Moon gestural paintings, mixed media, ceramic sculpture, and installation explore fluid identities and the global movement of people and their cultures. She says, “I am a cartographer of cultures and an icon maker in my lucid worlds.” She is taking cues from wide ranges of history of Eastern and Western art, colors and designs from popular culture, Korean temple paintings and folk art, internet emoticons and icons, fruit stickers and labels of products from all over the place. She often teases and changes these lexicons so that they are hard to identify yet stay in a familiar zone.

Ann Rowles

Ann Rowles is currently a studio artist at the B-Complex in Atlanta (GA). She has exhibited widely in the USA as well as in Hungary and New Zealand. Her work is in the collections of The William King Regional Art Center in Abingdon (VA), and the North Carolina Center for the Advancement of Teaching in Cullowhee (NC). Grants and awards include a five-year residency at the Atlanta Contemporary Art Center, the North Carolina Arts Council Visual Artist Fellowship, a NC Arts Council Scholarship to the conference Public Art Dialogue Southeast, the Triangle Arts Award (Durham, NC) and the Emerging Artist Grant from the Durham Arts Council. Rowles received her MFA in Sculpture from the University of North Carolina at Chapel Hill and has taught at UNC-Chapel Hill, NC Central University, Durham Technical Community College, and Western Carolina University.

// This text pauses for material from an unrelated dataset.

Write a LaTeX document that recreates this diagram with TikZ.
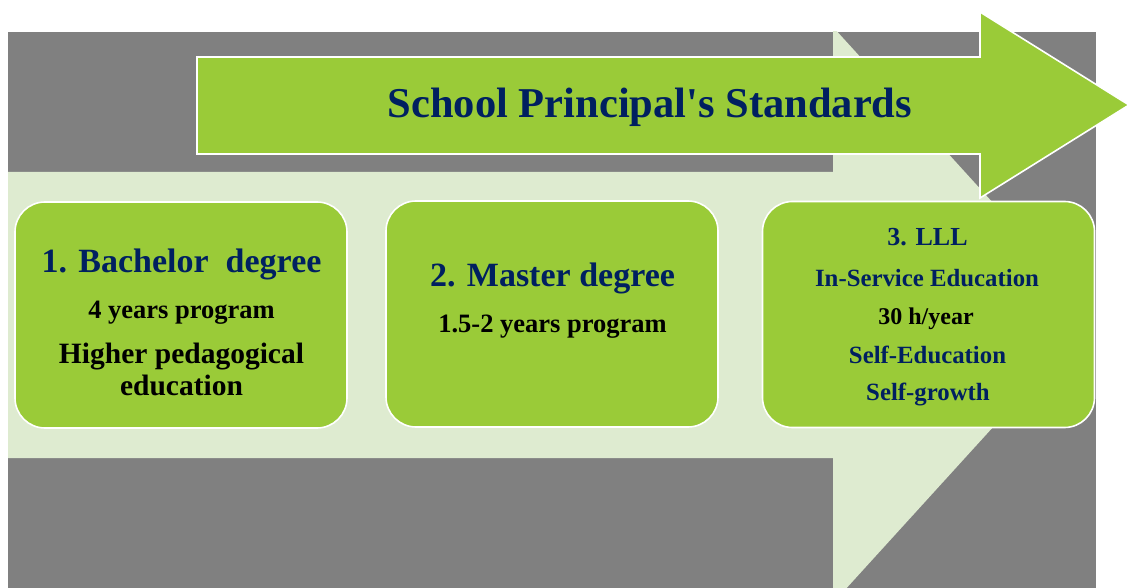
\documentclass[tikz,border=0pt]{standalone}
\usepackage{fontspec}
\setmainfont{Liberation Serif}
\definecolor{graybg}{RGB}{128,128,128}
\definecolor{palegreen}{RGB}{222,235,208}
\definecolor{brightgreen}{RGB}{154,203,56}
\definecolor{navy}{RGB}{0,32,96}
\begin{document}
\begin{tikzpicture}[x=1pt,y=-1pt,
  box/.style={draw=white, line width=1.6pt, fill=brightgreen, rounded corners=30pt,
    minimum width=332pt, minimum height=226pt, inner sep=0pt},
  ttl/.style={anchor=base, text=navy, font=\fontsize{42.5}{50}\selectfont\bfseries, inner sep=0pt},
  head/.style={anchor=base, text=navy, font=\fontsize{34}{40}\selectfont\bfseries, inner sep=0pt},
  sub/.style={anchor=base, text=black, font=\fontsize{26.5}{32}\selectfont\bfseries, inner sep=0pt},
  subb/.style={anchor=base, text=black, font=\fontsize{29.5}{34}\selectfont\bfseries, inner sep=0pt},
  lll/.style={anchor=base, text=navy, font=\fontsize{24.8}{30}\selectfont\bfseries, inner sep=0pt},
  lllk/.style={anchor=base, text=black, font=\fontsize{24}{30}\selectfont\bfseries, inner sep=0pt}]
\useasboundingbox (0,0) rectangle (1127,588);
% gray background
\fill[graybg] (8,32) rectangle (1096,588);
% pale big arrow
\begin{scope}
\clip (8,32) rectangle (1096,588);
\fill[palegreen] (8,172) -- (833,172) -- (833,27) -- (1095,315) -- (833,603) -- (833,458) -- (8,458) -- cycle;
\end{scope}
% top arrow
\draw[draw=white, line width=1.6pt, fill=brightgreen]
  (197,57) -- (980,57) -- (980,12) -- (1129,105) -- (980,198) -- (980,154) -- (197,154) -- cycle;
\node[ttl] (title) at (650,118) {School Principal\textquotesingle s Standards};
% boxes
\node[box] (b1) at (181,315) {};
\node[box] (b2) at (552,314) {};
\node[box] (b3) at (928.5,314.5) {};
% box 1 texts
\node[head] (b1a) at (181.5,272) {1. Bachelor\ \ degree};
\node[sub]  (b1b) at (181.5,318) {4 years program};
\node[subb] (b1c) at (181.5,363) {Higher pedagogical};
\node[subb] (b1d) at (181.5,395) {education};
% box 2 texts
\node[head] (b2a) at (552.5,286) {2. Master degree};
\node[sub]  (b2b) at (552.5,332) {1.5-2 years program};
% box 3 texts
\node[lll]  (b3a) at (927.5,245) {\fontsize{26}{30}\selectfont 3. LLL};
\node[lll]  (b3b) at (927,286) {In-Service Education};
\node[lllk] (b3c) at (926,324) {30 h/year};
\node[lll]  (b3d) at (927.5,363) {Self-Education};
\node[lll]  (b3e) at (928,400) {Self-growth};
\end{tikzpicture}
\end{document}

Active in the Women’s Art Movement since the 1980s, she has been a National Affiliate member of SOHO20 since 1992. Rowles is the co-founder of the Women’s Caucus for Art of Georgia and served on the National WCA Board of Directors 2004-2016.. She previously served in multiple positions on the Board of Directors of Center/Gallery (Carrboro, NC), the Durham Art Guild (NC) and Tri State Sculptors Educational Association, (NC/SC/VA) and was a mentor in the ArtShare program of the Youth Art Connection and the Boys and Girls Clubs of Metro Atlanta.

Cecelia Kane

Cecelia Kane is a nationally exhibiting artist with twenty five + solo shows since earning her MFA from Georgia State University in 1997. She is a painter, fabric artist, performance, video and earth artist whose work delves inside the universe of self and being, aging, death and our connection to nature and community. She has been a curator, visiting artist, guest lecturer, performer, community artistic project director, teacher and graphic producer. She has held numerous residencies and been the recipient of several grants to produce artistic projects. Cecelia is a mother and grandmother who lives and creates in Peacham Vermont, a small rural hill town in the Northeast Kingdom of Vermont.